# Task
Reproduce the lines of the material exactly, excluding every image.

# Data
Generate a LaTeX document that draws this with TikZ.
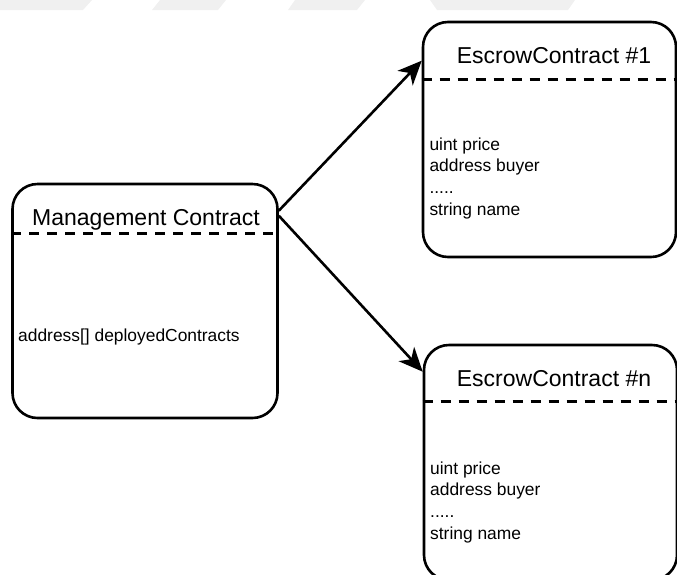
\documentclass[tikz,border=0pt]{standalone}
\usepackage{fontspec}
\setmainfont{Liberation Sans}
\usetikzlibrary{arrows.meta}
\definecolor{markgray}{RGB}{240,240,240}
\tikzset{
  contract/.style={draw, line width=2.6pt, rounded corners=25pt, inner sep=0pt},
  divider/.style={line width=2.5pt, dash pattern=on 10pt off 8pt},
  heading/.style={font=\fontsize{23}{27}\selectfont, inner sep=0pt, anchor=base},
  field/.style={font=\fontsize{17.4}{21.7}\selectfont, inner sep=0pt, anchor=base west},
  link/.style={line width=2.6pt, -{Stealth[length=24pt,width=21pt,inset=7pt]}},
}
\begin{document}
\begin{tikzpicture}[x=1pt,y=-1pt]
\useasboundingbox (0,0) rectangle (677,574);
\clip (0,0) rectangle (677,574);

% faint band along the top edge
\fill[markgray] (0,0) -- (92,0) -- (83,10) -- (0,10) -- cycle;
\fill[markgray] (160,0) -- (226,0) -- (218,10) -- (152,10) -- cycle;
\fill[markgray] (295,0) -- (365,0) -- (357,10) -- (288,10) -- cycle;
\fill[markgray] (430,0) -- (575,0) -- (568,10) -- (437,10) -- cycle;

% contract boxes
\node[contract, minimum width=265pt, minimum height=234pt] (mgmt) at (145,301) {};
\node[contract, minimum width=253pt, minimum height=235pt] (esc1) at (549.5,139.5) {};
\node[contract, minimum width=253pt, minimum height=235pt] (escn) at (550.5,462.5) {};

% header separators
\draw[divider] ([yshift=-51pt]mgmt.north west) -- ([yshift=-51pt]mgmt.north east);
\draw[divider] ([yshift=-59pt]esc1.north west) -- ([yshift=-59pt]esc1.north east);
\draw[divider] ([yshift=-58pt]escn.north west) -- ([yshift=-58pt]escn.north east);

% headings
\node[heading] (mgmtTitle) at (146,225) {Management Contract};
\node[heading] (esc1Title) at (554,63.3) {EscrowContract \#1};
\node[heading] (escnTitle) at (554,386.7) {EscrowContract \#n};

% fields
\node[field] (mgmtF1) at (18,341.7) {address[] deployedContracts};

\node[field] (esc1F1) at (429.3,150) {uint price};
\node[field] (esc1F2) at (429.3,171) {address buyer};
\node[field] (esc1F3) at (429.3,193) {.....};
\node[field] (esc1F4) at (429.3,215) {string name};

\node[field] (escnF1) at (430,474) {uint price};
\node[field] (escnF2) at (430,495) {address buyer};
\node[field] (escnF3) at (430,517) {.....};
\node[field] (escnF4) at (430,539) {string name};

% deployment links
\draw[link] ([yshift=-28pt]mgmt.north east) -- ([yshift=-40pt]esc1.north west);
\draw[link] ([yshift=-33pt]mgmt.north east) -- ([yshift=-28pt]escn.north west);
\end{tikzpicture}
\end{document}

# Written answer
Generate a LaTeX document that draws this with TikZ.
\documentclass[tikz,border=0pt]{standalone}
\usepackage{fontspec}
\setmainfont{Liberation Sans}
\usetikzlibrary{arrows.meta}
\definecolor{markgray}{RGB}{240,240,240}
\tikzset{
  contract/.style={draw, line width=2.6pt, rounded corners=25pt, inner sep=0pt},
  divider/.style={line width=2.5pt, dash pattern=on 10pt off 8pt},
  heading/.style={font=\fontsize{23}{27}\selectfont, inner sep=0pt, anchor=base},
  field/.style={font=\fontsize{17.4}{21.7}\selectfont, inner sep=0pt, anchor=base west},
  link/.style={line width=2.6pt, -{Stealth[length=24pt,width=21pt,inset=7pt]}},
}
\begin{document}
\begin{tikzpicture}[x=1pt,y=-1pt]
\useasboundingbox (0,0) rectangle (677,574);
\clip (0,0) rectangle (677,574);

% faint band along the top edge
\fill[markgray] (0,0) -- (92,0) -- (83,10) -- (0,10) -- cycle;
\fill[markgray] (160,0) -- (226,0) -- (218,10) -- (152,10) -- cycle;
\fill[markgray] (295,0) -- (365,0) -- (357,10) -- (288,10) -- cycle;
\fill[markgray] (430,0) -- (575,0) -- (568,10) -- (437,10) -- cycle;

% contract boxes
\node[contract, minimum width=265pt, minimum height=234pt] (mgmt) at (145,301) {};
\node[contract, minimum width=253pt, minimum height=235pt] (esc1) at (549.5,139.5) {};
\node[contract, minimum width=253pt, minimum height=235pt] (escn) at (550.5,462.5) {};

% header separators
\draw[divider] ([yshift=-51pt]mgmt.north west) -- ([yshift=-51pt]mgmt.north east);
\draw[divider] ([yshift=-59pt]esc1.north west) -- ([yshift=-59pt]esc1.north east);
\draw[divider] ([yshift=-58pt]escn.north west) -- ([yshift=-58pt]escn.north east);

% headings
\node[heading] (mgmtTitle) at (146,225) {Management Contract};
\node[heading] (esc1Title) at (554,63.3) {EscrowContract \#1};
\node[heading] (escnTitle) at (554,386.7) {EscrowContract \#n};

% fields
\node[field] (mgmtF1) at (18,341.7) {address[] deployedContracts};

\node[field] (esc1F1) at (429.3,150) {uint price};
\node[field] (esc1F2) at (429.3,171) {address buyer};
\node[field] (esc1F3) at (429.3,193) {.....};
\node[field] (esc1F4) at (429.3,215) {string name};

\node[field] (escnF1) at (430,474) {uint price};
\node[field] (escnF2) at (430,495) {address buyer};
\node[field] (escnF3) at (430,517) {.....};
\node[field] (escnF4) at (430,539) {string name};

% deployment links
\draw[link] ([yshift=-28pt]mgmt.north east) -- ([yshift=-40pt]esc1.north west);
\draw[link] ([yshift=-33pt]mgmt.north east) -- ([yshift=-28pt]escn.north west);
\end{tikzpicture}
\end{document}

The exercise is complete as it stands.